Do any lines in the data below contain "seaborn"? If so, copy every one of them.

-- Start Collected data --

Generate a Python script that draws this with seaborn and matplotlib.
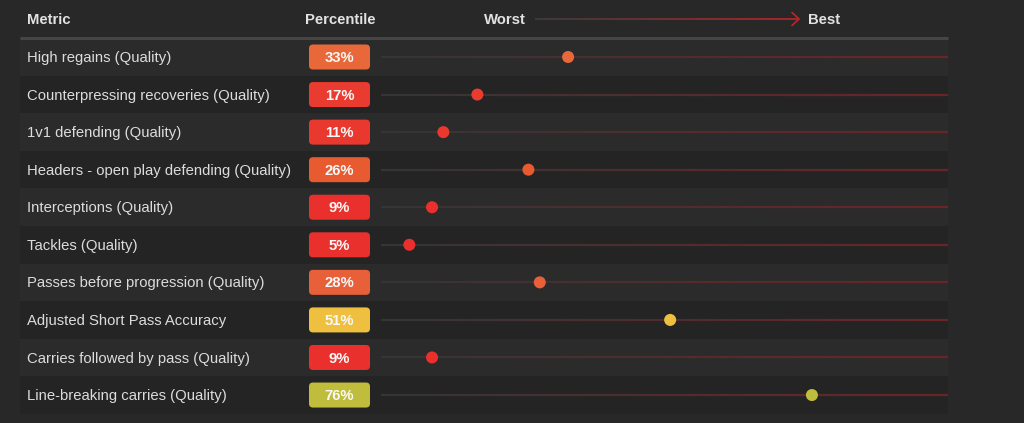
import numpy as np
import pandas as pd
import matplotlib
matplotlib.use("Agg")
import matplotlib.pyplot as plt
import seaborn as sns
from matplotlib.patches import FancyBboxPatch
from matplotlib.collections import LineCollection
from matplotlib.colors import to_rgb

metrics = [
    "High regains (Quality)",
    "Counterpressing recoveries (Quality)",
    "1v1 defending (Quality)",
    "Headers - open play defending (Quality)",
    "Interceptions (Quality)",
    "Tackles (Quality)",
    "Passes before progression (Quality)",
    "Adjusted Short Pass Accuracy",
    "Carries followed by pass (Quality)",
    "Line-breaking carries (Quality)",
]
percentiles = [33, 17, 11, 26, 9, 5, 28, 51, 9, 76]
colors = ["#e8683a", "#e93b2f", "#e9382e", "#e85a30", "#ea302c",
          "#ea302c", "#e8603a", "#efc03f", "#ea302c", "#c0bd3c"]
headers = ["Metric", "Percentile", "Worst", "Best"]

BG = "#282828"
sns.set_theme(style="dark")
plt.rcParams["font.family"] = ["Liberation Sans", "DejaVu Sans"]

W, H = 1024, 423
fig = plt.figure(figsize=(W / 100, H / 100), dpi=100, facecolor=BG)
ax = fig.add_axes([0, 0, 1, 1])
ax.set_facecolor(BG)

x0px, x1px = 381.0, 948.0
ppu = (x1px - x0px) / 100.0
r0py, rstep = 57.0, 37.56

def set_limits():
    ax.set_xlim(-x0px / ppu, (W - x0px) / ppu)
    ax.set_ylim((H - r0py) / rstep, -r0py / rstep)
    ax.set_axis_off()

set_limits()

def px2x(px):
    return (px - x0px) / ppu

def py2y(py):
    return (py - r0py) / rstep

n = len(metrics)
df = pd.DataFrame({"metric": metrics, "pct": percentiles, "row": np.arange(n)})

# row backgrounds
for i in range(n):
    c = "#2b2b2b" if i % 2 == 0 else "#242424"
    ax.axhspan(i - 0.5, i + 0.5, xmin=20 / W, xmax=948 / W, color=c, lw=0, zorder=0)

# header separator
ax.plot([px2x(20), px2x(948)], [-0.5, -0.5], color="#454545", lw=2.2, zorder=1,
        solid_capstyle="butt")

# gradient track lines
c_start = np.array(to_rgb("#353535"))
c_end = np.array(to_rgb("#6a2428"))
xs = np.linspace(0, 100, 120)
for i in range(n):
    segs = [[(xs[k], i), (xs[k + 1], i)] for k in range(len(xs) - 1)]
    t = np.linspace(0, 1, len(segs))[:, None]
    cols = c_start * (1 - t) + c_end * t
    lc = LineCollection(segs, colors=cols, linewidths=1.6, zorder=2, capstyle="butt")
    ax.add_collection(lc)

# dots
sns.scatterplot(data=df, x="pct", y="row", hue="metric", palette=colors,
                legend=False, s=75, edgecolor="none", linewidth=0, ax=ax, zorder=5)
set_limits()

FS = 10.7
bx_c = px2x(339.5)
bw = 61 / ppu
bh = 25 / rstep
for i, (m, p, c) in enumerate(zip(metrics, percentiles, colors)):
    ax.text(px2x(27), i + 0.03, m, color="#dcdcdc", fontsize=FS, va="center", ha="left", zorder=6)
    patch = FancyBboxPatch((bx_c - bw / 2, i - bh / 2), bw, bh,
                           boxstyle="round,pad=0,rounding_size=%f" % (4 / ppu),
                           mutation_aspect=ppu / rstep, fc=c, ec="none", zorder=6)
    ax.add_patch(patch)
    ax.text(bx_c, i + 0.03, f"{p}%", color="#f8f8f8", fontsize=FS, fontweight="bold",
            va="center", ha="center", zorder=7)

# header
hy = py2y(19)
hc = "#e2e2e2"
ax.text(px2x(27), hy + 0.03, headers[0], color=hc, fontsize=FS, fontweight="bold", va="center", ha="left")
ax.text(px2x(340), hy + 0.03, headers[1], color=hc, fontsize=FS, fontweight="bold", va="center", ha="center")
ax.text(px2x(526), hy + 0.03, headers[2], color=hc, fontsize=FS, fontweight="bold", va="center", ha="right")
ax.text(px2x(808), hy + 0.03, headers[3], color=hc, fontsize=FS, fontweight="bold", va="center", ha="left")

# header arrow gradient
ax_s, ax_e = px2x(535), px2x(799)
axs = np.linspace(ax_s, ax_e, 100)
segs = [[(axs[k], hy), (axs[k + 1], hy)] for k in range(len(axs) - 1)]
t = np.linspace(0, 1, len(segs))[:, None]
a0 = np.array(to_rgb("#3e3e3e"))
a1 = np.array(to_rgb("#c0242b"))
ax.add_collection(LineCollection(segs, colors=a0 * (1 - t) + a1 * t, linewidths=1.2, zorder=3))
ax.plot([px2x(792), px2x(799), px2x(792)], [py2y(12.5), hy, py2y(25.5)],
        color="#c0242b", lw=1.2, zorder=3, solid_joinstyle="miter")

fig.savefig("out.png", dpi=100, facecolor=BG)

-- End Collected data --

**Answer to the exercise:**
Generate a Python script that draws this with seaborn and matplotlib.
import seaborn as sns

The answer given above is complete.